The parabolic stop and reverse, or parabolic SAR, is a popular momentum-based indicator that can be used to pinpoint potential trend reversals in strong trending markets.

Traders also often use the parabolic SAR to determine price points for stop loss orders.

The parabolic SAR was developed by J Welles Wilder and is calculated by recent “price extremes” (EP) along with an “acceleration factor” (AF).

  • Uptrend: PSAR = Previous PSAR + Previous AF (Previous EP - Previous PSAR)
  • Downtrend: PSAR = Previous PSAR - Previous AF (Previous PSAR - Previous EP)

Using the parabolic SAR indicator

While other indicators like RSI, moving averages, and Bollinger bands are rendered as lines on a chart, the parabolic SAR indicator prints dots.

Here’s what the parabolic SAR looks like:

Using the parabolic SAR is simple:

  • The market is an uptrend when the dots are below the price.
  • The market is in a downtrend when the dots are above the price.

When the parabolic SAR dots shift from being above the price to below the price, a potential trend reversal could be starting. There are two important things to keep in mind when using the parabolic SAR indicator.

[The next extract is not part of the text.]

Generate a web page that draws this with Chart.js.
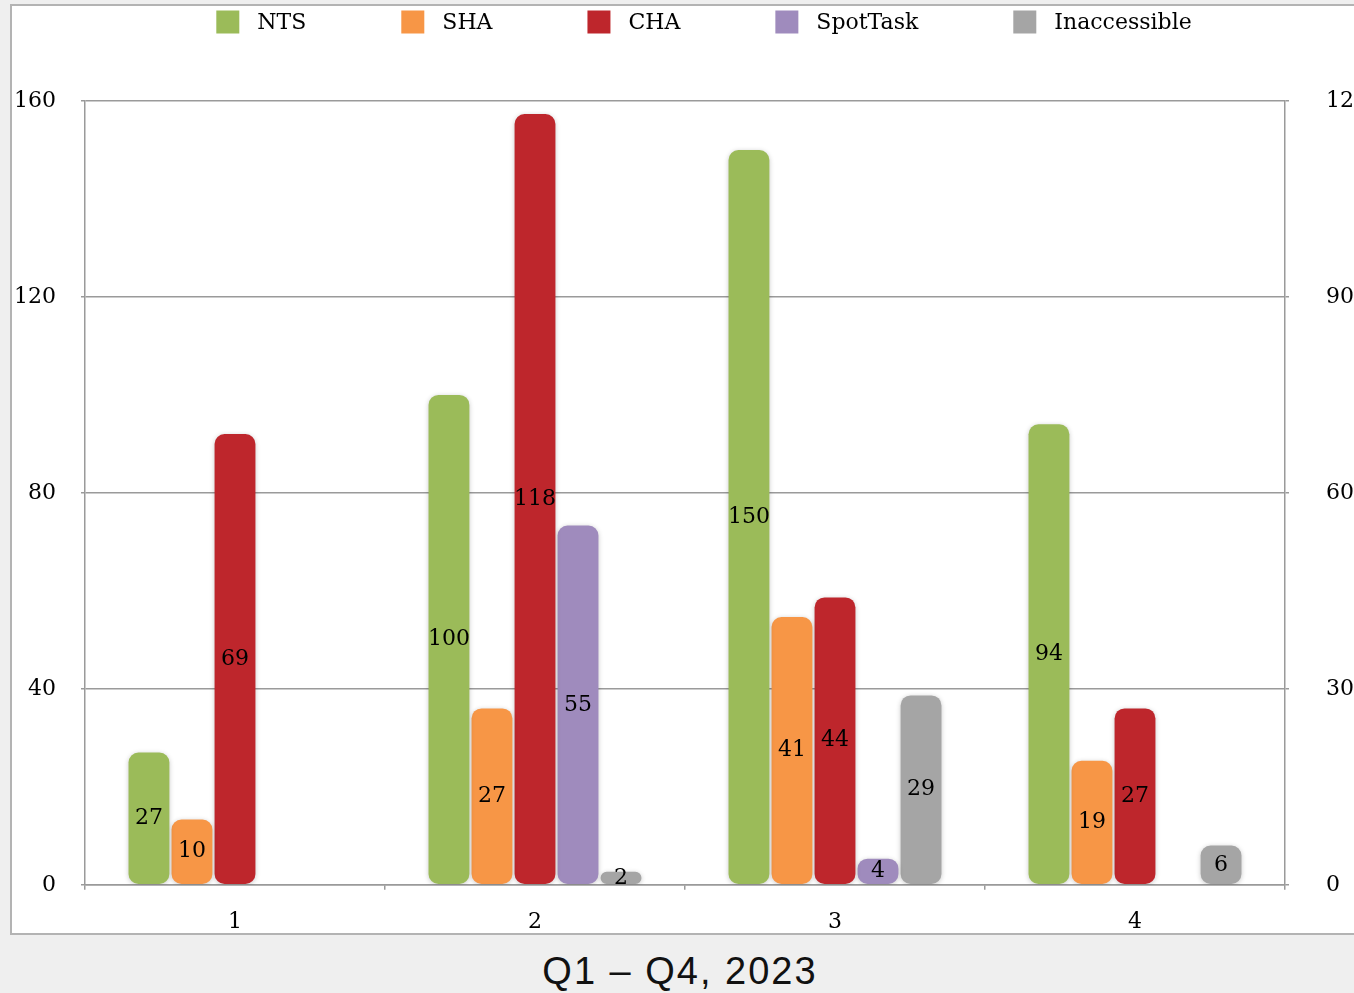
<!DOCTYPE html>
<html>
<head>
<meta charset="utf-8">
<script src="https://cdn.jsdelivr.net/npm/chart.js@4.4.1/dist/chart.umd.min.js"></script>
<style>
  html, body { margin: 0; padding: 0; width: 1354px; height: 993px; overflow: hidden; background: #efefef; }
  #frame { position: absolute; left: 10px; top: 4px; width: 1400px; height: 927px; background: #ffffff; border: 2px solid #b3b3b3; }
  #wrap { position: absolute; left: 0; top: 0; width: 1400px; height: 935px; }
  #caption { position: absolute; left: 0; width: 1360px; top: 950px; text-align: center; font-family: "Liberation Sans", Arial, sans-serif; font-size: 38px; letter-spacing: 2px; color: #111; }
</style>
</head>
<body>
<div id="frame"></div>
<div id="wrap"><canvas id="c"></canvas></div>
<div id="caption">Q1 – Q4, 2023</div>
<script>
const categories = ['1', '2', '3', '4'];
const seriesNames = ['NTS', 'SHA', 'CHA', 'SpotTask', 'Inaccessible'];
const ntsValues = [27, 100, 150, 94];
const shaValues = [10, 27, 41, 19];
const chaValues = [69, 118, 44, 27];
const spotTaskValues = [null, 55, 4, null];
const inaccessibleValues = [null, 2, 29, 6];
const leftTicks = [0, 40, 80, 120, 160];
const rightTicks = [0, 30, 60, 90, 120];
const seriesColors = ['#9bbb59', '#f79646', '#be262c', '#9f8bbd', '#a5a5a5'];

const SERIF = '"DejaVu Serif", "Liberation Serif", serif';

const barShadow = {
  id: 'barShadow',
  beforeDatasetsDraw(chart) {
    const ctx = chart.ctx;
    ctx.save();
    ctx.shadowColor = 'rgba(0,0,0,0.22)';
    ctx.shadowBlur = 5;
    ctx.shadowOffsetX = 0;
    ctx.shadowOffsetY = 1;
  },
  afterDatasetsDraw(chart) {
    chart.ctx.restore();
  }
};

const barLabels = {
  id: 'barLabels',
  afterDatasetsDraw(chart) {
    const ctx = chart.ctx;
    ctx.save();
    ctx.font = '22px ' + SERIF;
    ctx.fillStyle = '#000';
    ctx.textAlign = 'center';
    ctx.textBaseline = 'middle';
    chart.data.datasets.forEach((ds, di) => {
      const meta = chart.getDatasetMeta(di);
      meta.data.forEach((bar, i) => {
        const v = ds.data[i];
        if (v === null || v === undefined) return;
        const p = bar.getProps(['x', 'y', 'base'], true);
        ctx.fillText(String(v), p.x, (p.y + p.base) / 2);
      });
    });
    ctx.restore();
  }
};

const topLegend = {
  id: 'topLegend',
  afterDraw(chart) {
    const ctx = chart.ctx;
    const box = 23, gap = 18, spacing = 95, cy = 22, centerX = 704;
    ctx.save();
    ctx.font = '22px ' + SERIF;
    ctx.textBaseline = 'middle';
    ctx.textAlign = 'left';
    const items = chart.data.datasets.map(ds => ({ text: ds.label, color: ds.backgroundColor, w: ctx.measureText(ds.label).width }));
    const total = items.reduce((s, it) => s + box + gap + it.w, 0) + spacing * (items.length - 1);
    let x = centerX - total / 2;
    items.forEach(it => {
      ctx.fillStyle = it.color;
      ctx.fillRect(x, cy - box / 2, box, box);
      ctx.fillStyle = '#000';
      ctx.fillText(it.text, x + box + gap, cy + 1);
      x += box + gap + it.w + spacing;
    });
    ctx.restore();
  }
};

const valueLists = [ntsValues, shaValues, chaValues, spotTaskValues, inaccessibleValues];
const datasets = seriesNames.map((name, i) => ({
  label: name,
  data: valueLists[i],
  backgroundColor: seriesColors[i],
  yAxisID: i === 0 ? 'y' : 'y1',
  borderRadius: 10,
  borderSkipped: false,
  categoryPercentage: 0.717,
  barPercentage: 0.95
}));

new Chart(document.getElementById('c'), {
  type: 'bar',
  data: { labels: categories, datasets },
  plugins: [barShadow, barLabels, topLegend],
  options: {
    responsive: true,
    maintainAspectRatio: false,
    animation: false,
    layout: { padding: { top: 101, left: 0, right: 0, bottom: 0 } },
    plugins: {
      legend: { display: false },
      tooltip: { enabled: false }
    },
    scales: {
      x: {
        afterFit: s => { s.height = 50; },
        grid: { display: true, drawOnChartArea: false, drawTicks: true, tickLength: 5, color: '#9a9a9a', lineWidth: 1.5 },
        border: { display: true, color: '#9a9a9a', width: 1.5 },
        ticks: { font: { family: SERIF, size: 22 }, color: '#000', padding: 19 }
      },
      y: {
        position: 'left',
        min: 0, max: 160,
        afterFit: s => { s.width = 85; },
        afterBuildTicks: s => { s.ticks = leftTicks.map(v => ({ value: v })); },
        grid: { color: '#9a9a9a', lineWidth: 1.5, drawTicks: true, tickLength: 4 },
        border: { display: true, color: '#9a9a9a', width: 1.5 },
        ticks: { font: { family: SERIF, size: 22 }, color: '#000', padding: 25 }
      },
      y1: {
        position: 'right',
        min: 0, max: 120,
        afterFit: s => { s.width = 115; },
        afterBuildTicks: s => { s.ticks = rightTicks.map(v => ({ value: v })); },
        grid: { drawOnChartArea: false, color: '#9a9a9a', lineWidth: 1.5, drawTicks: true, tickLength: 4 },
        border: { display: true, color: '#9a9a9a', width: 1.5 },
        ticks: { font: { family: SERIF, size: 22 }, color: '#000', padding: 37 }
      }
    }
  }
});
</script>
</body>
</html>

  1. Parabolic SAR is a lagging indicator, which means it follows price action. Thus, it’s a good idea to use PSAR with leading indicators like RSI.
  2. Parabolic SAR only generates usable data in a strong trending market.

With this in mind, let’s take a closer look at the ETH/USD 1-hour chart.

In the uptrend highlighted by the green arrow, parabolic SAR dots can be found beneath the price. When the trend reverses, the parabolic SAR dots move above the price.

In this particular example, we can see a high degree of confluence from two other indicators - RSI and MACD.

During the candle that parabolic SAR shifts from “under” to “over”, we can see significant weakness on the RSI indicator, as well as an imminent crossover on the MACD with a histogram reset.

Here’s an example of how PSAR can be extremely misleading in ranging or consolidating markets. On this XRP/USD 15-minute chart, we can see two sets of parabolic SAR dots highlighted by arrows.

The parabolic SAR dots above price (red arrow) indicate that that market should be downtrending, but that’s not really the case at all.

In fact, during this supposed downtrending period, XRP actually made higher lows. Similarly, the green arrow highlights a period of time where the market should be uptrending based on the parabolic SAR dots.

Once again, this is not the case because XRP was not in a strong trend.


The parabolic stop and reverse indicator is a powerful tool that can be used to find profitable entry and exit signals in strong trending markets.

Remember to never use parabolic SAR in a sideways or consolidating market because it will generate a lot of false signals.

And finally, since parabolic SAR is a lagging indicator, it’s always best to use it with a leading indicator like RSI or stochastic oscillator along with candlestick analysis.

This content is not financial advice and should not form the basis of any financial investment decisions nor be seen as a recommendation to buy or sell any good or product. Trading cryptocurrency is complex and comes with a high risk of losing money, particularly if you trade on leverage. You should carefully consider whether trading cryptocurrencies is right for you and take the time to learn how trading works and decide how much money you are prepared to lose.